You cannot edit the default menu set.
To edit a menu set, change the visibility or color of menu commands, click Save, and then click OK.
To delete a menu set, click Delete and then click Yes. If you’ve modified the menu set without saving it, you’re prompted to save the current menu set. Click Yes to save the menu set, or click No to discard changes.
Holding down Ctrl (Windows) or Command (Mac OS) and clicking a menu name temporarily displays any menu commands you’ve hidden by customizing menus.
InCopy provides keyboard shortcuts for many menu commands, options, scripts, and controls. You can also define your own keyboard shortcuts. Using the Keyboard Shortcuts dialog box, you can:
Choose the set you want to use.
View existing shortcut commands.
Generate a complete list of shortcuts.
Create your own shortcuts and shortcut sets.
Edit current shortcuts.
The Keyboard Shortcuts dialog box also lists all commands that can accept shortcuts but don’t have shortcuts defined for them in the default shortcut set.
A text file opens with all current and undefined shortcuts for that set.

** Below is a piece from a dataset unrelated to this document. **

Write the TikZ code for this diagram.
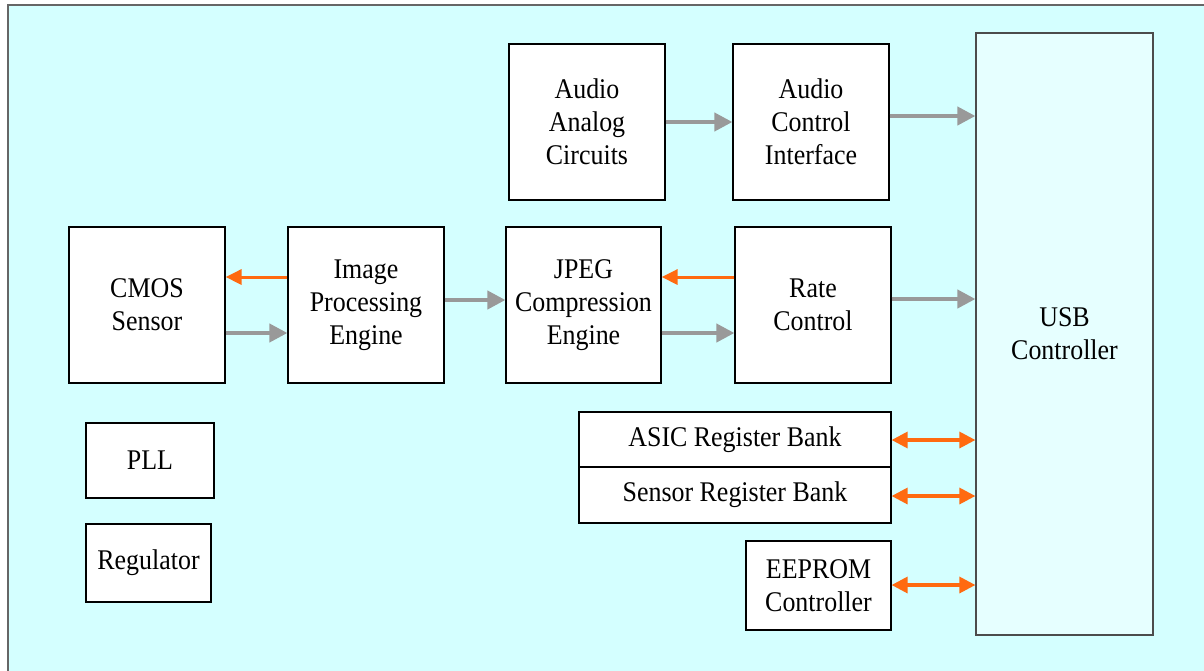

You can make changes to the Default shortcut set, but it’s not recommended. Instead, edit a copy of the Default shortcut set.
Assigning single-key shortcuts to menu commands interferes with entering text. If an insertion point is active when you type a single-key shortcut, InCopy carries out the command instead of inserting the character.
Click Assign to create a new shortcut where none currently exists.
Click Assign to add another shortcut to the command.